Mr. WILLIAMS. Mr. President, I have long contended that the wittiest, the vaguest, and the most indefinite man in this body is the Senator from Pennsylvania, but I did not know until this morning that he could discover anything more vague and indefinite than himself. I frankly confess that I do not understand Einstein: I frankly confess that I do not believe the Senator from Pennsylvania understands Einstein; I frankly confess I do not believe the Senator from Connecticut [Mr. BRANDEGEE] would even contend that he understood Einstein, and I do not believe that even the Senator from Massachusetts [Mr. LODGE] would make a very positive pretense in that direction.

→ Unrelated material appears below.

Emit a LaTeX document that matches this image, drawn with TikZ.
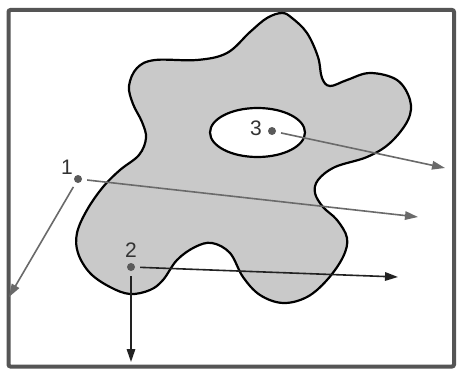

Mr. PENROSE. Mr. President---

The VICE PRESIDENT. Does the Senator from Mississippi yield to the Senator from Pennsylvania?

Mr. WILLIAMS. I yield.

Mr. PENROSE. I own a volume of Einstein, in the introduction of which it is stated that there are only 12 men in all the world who understand the book. I thought, perhaps, the Senator from Mississippi was one of them. I confess that I have nearly lost my mental faculties in trying to understand Einstein.

Mr. WILLIAMS. Mr. President, I believe it was the Earl of Derby who once said that there were only two men who ever understood the Near Eastern question, that one of them was dead and that he himself was getting old and had pretty nearly forgotten it all. [Laughter.] So far as Einstein is concerned, I did endeavor for a little while to try to understand Einstein; I do not believe the Senator from Pennsylvania ever even tried; but I frankly had the wisdom to confess that I did not understand Einstein.